MAC: Mines and Communities

Rio Tinto still derided, although it announces compromise

Published by MAC on 2020-06-20
Source: The Guardian

Much-maligned Rio Tinto seems to have become more responsive to public outrage at its recent destruction of an Aboriginal Australian sacred site.

But we will still have to await any fundamental change in the company's deeply-compromised attitude to Indigenous rights.


Rio Tinto caves on demands to release review of Indigenous heritage site destruction

Company announces report on destruction of the Juukan Gorge cave in the Pilbara region of Western Australia will be made public in October

Calla Wahlquist

The Guardian

19 June 2020

Rio Tinto has caved to demands to release an internal review into its bungled decision to destroy a 46,000-year-old Aboriginal heritage site in Western Australia, due for completion in October, after initially saying it would provide key findings only to the government.

On Friday the company appointed a former Australian high commissioner to the UK, Michael L’Estrange, to lead the review into the destruction of Juukan Gorge, following weeks of criticism from major shareholders, the fracturing of its relationship with traditional owners, and the establishment of a Senate inquiry.

The review would begin immediately, Rio said.

L’Estrange has been a non-executive director of Rio Tinto since 2014 and is also the deputy chancellor of Notre Dame university.

L’Estrange will review the company’s heritage management processes, and make recommendations to improve its internal governance.

Rio Tinto has faced global criticism since the Puutu Kunti Kurrama and Pinikura (PKKP) Aboriginal Corporation revealed it had destroyed two sites in Juukan Gorge in Western Australia’s Pilbara region on 24 May as part of the expansion of its Brockman 4 mine.

It was also stripped of its partnership with Reconciliation Australia and has damaged its relationship with the PKKP, who hold native title over the Brockman 4 area, after it was reported that Rio Tinto Iron Ore chief executive Chris Salisbury told staff in Perth that he had offered only a qualified apology for causing any distress, rather than admitting any wrongdoing.

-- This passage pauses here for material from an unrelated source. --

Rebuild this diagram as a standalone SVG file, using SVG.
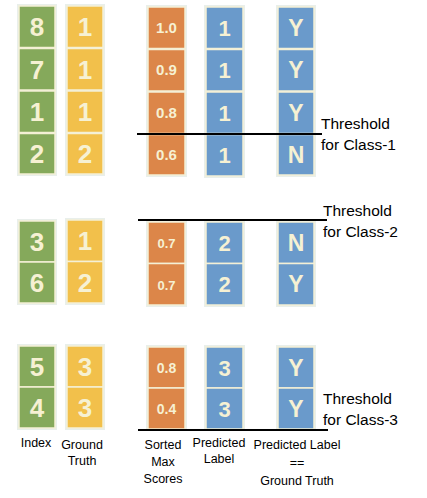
<svg xmlns="http://www.w3.org/2000/svg" width="427" height="498" viewBox="0 0 427 498">
<style>
.bg{fill:#e9efeb}
.cell{stroke:#f4f0d6;stroke-width:1.5}
.g{fill:#85a95b}.y{fill:#f2c04b}.o{fill:#dc8649}.b{fill:#6a9acb}
.t{font-family:"Liberation Sans",Arial,sans-serif;fill:#f6f1d3;text-anchor:middle;font-weight:bold}
.big{font-size:26px}.mid{font-size:22px}.yn{font-size:23px}.sc{font-size:15px}
.lab{font-family:"Liberation Sans",Arial,sans-serif;font-size:12.5px;fill:#000;text-anchor:middle}
.th{font-family:"Liberation Sans",Arial,sans-serif;font-size:15.5px;fill:#000}
.ln{stroke:#000;stroke-width:2}
</style>
<rect fill="#fff" width="427" height="498"/>
<g id="section1">
 <g id="s1-index">
  <rect class="bg" x="17" y="4" width="40" height="172"/>
  <rect class="cell g" x="19" y="6" width="36" height="41.5"/><text class="t big" x="37" y="36">8</text>
  <rect class="cell g" x="19" y="48.5" width="36" height="41.5"/><text class="t big" x="37" y="79">7</text>
  <rect class="cell g" x="19" y="91" width="36" height="41.5"/><text class="t big" x="37" y="121">1</text>
  <rect class="cell g" x="19" y="133.5" width="36" height="40.5"/><text class="t big" x="37" y="163">2</text>
 </g>
 <g id="s1-truth">
  <rect class="bg" x="65" y="4" width="40" height="172"/>
  <rect class="cell y" x="67" y="6" width="36" height="41.5"/><text class="t big" x="85" y="36">1</text>
  <rect class="cell y" x="67" y="48.5" width="36" height="41.5"/><text class="t big" x="85" y="79">1</text>
  <rect class="cell y" x="67" y="91" width="36" height="41.5"/><text class="t big" x="85" y="121">1</text>
  <rect class="cell y" x="67" y="133.5" width="36" height="40.5"/><text class="t big" x="85" y="163">2</text>
 </g>
 <g id="s1-scores">
  <rect class="bg" x="146" y="5" width="41" height="172"/>
  <rect class="cell o" x="148" y="7" width="37" height="41.5"/><text class="t sc" x="166.5" y="33">1.0</text>
  <rect class="cell o" x="148" y="49.5" width="37" height="41.5"/><text class="t sc" x="166.5" y="75">0.9</text>
  <rect class="cell o" x="148" y="92" width="37" height="41.5"/><text class="t sc" x="166.5" y="118">0.8</text>
  <rect class="cell o" x="148" y="134.5" width="37" height="40.5"/><text class="t sc" x="166.5" y="160">0.6</text>
 </g>
 <g id="s1-pred">
  <rect class="bg" x="204" y="5" width="41" height="173"/>
  <rect class="cell b" x="206" y="7" width="37" height="41.5"/><text class="t mid" x="224.5" y="36">1</text>
  <rect class="cell b" x="206" y="49.5" width="37" height="41.5"/><text class="t mid" x="224.5" y="78">1</text>
  <rect class="cell b" x="206" y="92" width="37" height="41.5"/><text class="t mid" x="224.5" y="121">1</text>
  <rect class="cell b" x="206" y="134.5" width="37" height="41.5"/><text class="t mid" x="224.5" y="163">1</text>
 </g>
 <g id="s1-match">
  <rect class="bg" x="276" y="5" width="40" height="172"/>
  <rect class="cell b" x="278" y="7" width="36" height="41.5"/><text class="t yn" x="296" y="36">Y</text>
  <rect class="cell b" x="278" y="49.5" width="36" height="41.5"/><text class="t yn" x="296" y="78">Y</text>
  <rect class="cell b" x="278" y="92" width="36" height="41.5"/><text class="t yn" x="296" y="121">Y</text>
  <rect class="cell b" x="278" y="134.5" width="36" height="40.5"/><text class="t yn" x="296" y="163">N</text>
 </g>
</g>
<g id="section2">
 <g id="s2-index">
  <rect class="bg" x="17" y="219" width="40" height="86"/>
  <rect class="cell g" x="19" y="221" width="36" height="41"/><text class="t big" x="37" y="251">3</text>
  <rect class="cell g" x="19" y="262" width="36" height="41"/><text class="t big" x="37" y="292">6</text>
 </g>
 <g id="s2-truth">
  <rect class="bg" x="65" y="218" width="40" height="87"/>
  <rect class="cell y" x="67" y="220" width="36" height="41.5"/><text class="t big" x="85" y="250">1</text>
  <rect class="cell y" x="67" y="261.5" width="36" height="41.5"/><text class="t big" x="85" y="292">2</text>
 </g>
 <g id="s2-scores">
  <rect class="bg" x="146" y="220" width="41" height="87"/>
  <rect class="cell o" x="148" y="222" width="37" height="41.5"/><text class="t sc" x="166.5" y="248" style="font-size:13px">0.7</text>
  <rect class="cell o" x="148" y="263.5" width="37" height="41.5"/><text class="t sc" x="166.5" y="290" style="font-size:13px">0.7</text>
 </g>
 <g id="s2-pred">
  <rect class="bg" x="204" y="220" width="41" height="87"/>
  <rect class="cell b" x="206" y="222" width="37" height="41.5"/><text class="t mid" x="224.5" y="251">2</text>
  <rect class="cell b" x="206" y="263.5" width="37" height="41.5"/><text class="t mid" x="224.5" y="292">2</text>
 </g>
 <g id="s2-match">
  <rect class="bg" x="276" y="220" width="40" height="87"/>
  <rect class="cell b" x="278" y="222" width="36" height="41.5"/><text class="t yn" x="296" y="251">N</text>
  <rect class="cell b" x="278" y="263.5" width="36" height="41.5"/><text class="t yn" x="296" y="292">Y</text>
 </g>
</g>
<g id="section3">
 <g id="s3-index">
  <rect class="bg" x="17" y="344" width="40" height="86"/>
  <rect class="cell g" x="19" y="346" width="36" height="41"/><text class="t big" x="37" y="376">5</text>
  <rect class="cell g" x="19" y="387" width="36" height="41"/><text class="t big" x="37" y="417">4</text>
 </g>
 <g id="s3-truth">
  <rect class="bg" x="65" y="344" width="40" height="86"/>
  <rect class="cell y" x="67" y="346" width="36" height="41"/><text class="t big" x="85" y="376">3</text>
  <rect class="cell y" x="67" y="387" width="36" height="41"/><text class="t big" x="85" y="417">3</text>
 </g>
 <g id="s3-scores">
  <rect class="bg" x="146" y="345" width="41" height="86"/>
  <rect class="cell o" x="148" y="347" width="37" height="41"/><text class="t sc" x="166.5" y="373" style="font-size:14px">0.8</text>
  <rect class="cell o" x="148" y="388" width="37" height="41"/><text class="t sc" x="166.5" y="414" style="font-size:14px">0.4</text>
 </g>
 <g id="s3-pred">
  <rect class="bg" x="204" y="345" width="41" height="86"/>
  <rect class="cell b" x="206" y="347" width="37" height="41"/><text class="t mid" x="224.5" y="376">3</text>
  <rect class="cell b" x="206" y="388" width="37" height="41"/><text class="t mid" x="224.5" y="417">3</text>
 </g>
 <g id="s3-match">
  <rect class="bg" x="276" y="345" width="40" height="86"/>
  <rect class="cell b" x="278" y="347" width="36" height="41"/><text class="t yn" x="296" y="376">Y</text>
  <rect class="cell b" x="278" y="388" width="36" height="41"/><text class="t yn" x="296" y="417">Y</text>
 </g>
</g>
<g id="connectors">
 <line class="ln" x1="137" y1="134" x2="322" y2="134"/>
 <line class="ln" x1="138" y1="220" x2="327" y2="220"/>
 <line class="ln" x1="138" y1="430" x2="328" y2="430"/>
</g>
<g id="thresholds">
 <text class="th" x="321" y="129">Threshold</text>
 <text class="th" x="321" y="150">for Class-1</text>
 <text class="th" x="323" y="216">Threshold</text>
 <text class="th" x="323" y="237">for Class-2</text>
 <text class="th" x="323" y="404">Threshold</text>
 <text class="th" x="323" y="425">for Class-3</text>
</g>
<g id="labels">
 <text class="lab" x="36" y="447">Index</text>
 <text class="lab" x="82" y="449">Ground</text>
 <text class="lab" x="82" y="465">Truth</text>
 <text class="lab" x="163" y="449">Sorted</text>
 <text class="lab" x="163" y="466">Max</text>
 <text class="lab" x="163" y="483">Scores</text>
 <text class="lab" x="219" y="447">Predicted</text>
 <text class="lab" x="219" y="463">Label</text>
 <text class="lab" x="297" y="449">Predicted Label</text>
 <text class="lab" x="297" y="467">==</text>
 <text class="lab" x="297" y="485">Ground Truth</text>
</g>
</svg>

The archaeological record for one of those sites showed it was occupied for more than 46,000 years by the PKKP people, including through the last ice age, when most inland sites in northwest Australia were deserted as people fled to the coast.

The archaeologist who surveyed it and conducted a salvage dig in 2014, one year after Rio Tinto received permission under WA’s outdated Aboriginal heritage laws to destroy the site, said it was a “very significant site”, the kind an archaeologist would explore only once in a lifetime.

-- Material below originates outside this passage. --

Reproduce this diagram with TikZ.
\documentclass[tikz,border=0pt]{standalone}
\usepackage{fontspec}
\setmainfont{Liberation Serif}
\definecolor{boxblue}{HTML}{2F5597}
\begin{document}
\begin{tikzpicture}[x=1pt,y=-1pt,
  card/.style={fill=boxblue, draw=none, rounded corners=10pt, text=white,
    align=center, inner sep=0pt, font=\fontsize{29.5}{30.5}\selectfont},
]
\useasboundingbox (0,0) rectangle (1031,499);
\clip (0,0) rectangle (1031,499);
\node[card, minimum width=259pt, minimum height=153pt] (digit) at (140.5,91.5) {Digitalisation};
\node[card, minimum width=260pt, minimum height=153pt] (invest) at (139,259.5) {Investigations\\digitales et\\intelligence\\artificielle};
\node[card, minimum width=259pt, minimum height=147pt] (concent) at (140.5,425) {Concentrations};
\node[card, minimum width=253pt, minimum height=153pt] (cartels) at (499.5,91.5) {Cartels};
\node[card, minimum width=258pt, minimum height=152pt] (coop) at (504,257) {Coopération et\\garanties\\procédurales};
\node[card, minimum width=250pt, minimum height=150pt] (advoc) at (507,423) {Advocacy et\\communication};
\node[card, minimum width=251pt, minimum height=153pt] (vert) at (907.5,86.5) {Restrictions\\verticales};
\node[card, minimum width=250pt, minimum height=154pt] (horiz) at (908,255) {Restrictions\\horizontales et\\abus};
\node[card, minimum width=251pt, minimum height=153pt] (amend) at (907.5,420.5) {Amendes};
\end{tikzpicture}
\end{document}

Reconciliation Australia said the decision to undertake the blasting activity next to the site, which caused its destruction, was “a breathtaking breach of a respectful relationship” and failed to meet its standards as well as Rio Tinto’s “own aspirations to advance reconciliation”. It said it would only reinstate the partnership if Rio Tinto showed it had repaired that relationship and if it made the internal review public.

Earlier this month, Salisbury said the review would not be released, but would form the basis for a submission to the WA government’s long-running review of the Aboriginal Heritage Act 1972.

Rio Tinto’s global chief executive, Jean-Sebastian Jacques, said regaining the trust of all traditional owners that work with the company in its extensive iron ore mines in the Pilbara was his first priority.

“Our immediate priority is to regain the trust of traditional owners, starting with the Puutu Kunti Kurrama and Pinikura people,” he said. “We very much look forward to incorporating the findings of the board-led review into our heritage processes and approach.”

London-based chairman Simon Thompson, who was grilled about the incident by key shareholders such as Aberdeen Standard Investments and Legal and General earlier this month, added his apology to those already offered by Salisbury and Jacques.

“On behalf of the Rio Tinto board, I would like to apologise to the Puutu Kunti Kurrama and Pinikura people,” he said. “The decision to conduct a board-led review of events at Juukan Gorge reflects our determination to learn lessons from what happened and to make any necessary improvements to our heritage processes and governance.”

It comes as a former anthropological advisor to Rio Tinto, Prof Glynn Cochrane, told the ABC that the board is less focused on protecting heritage than on “what it can get away with”.

“It was an accident waiting to happen and I think it will happen again unless the fundamental structural and personnel problems are addressed,” Cochrane said.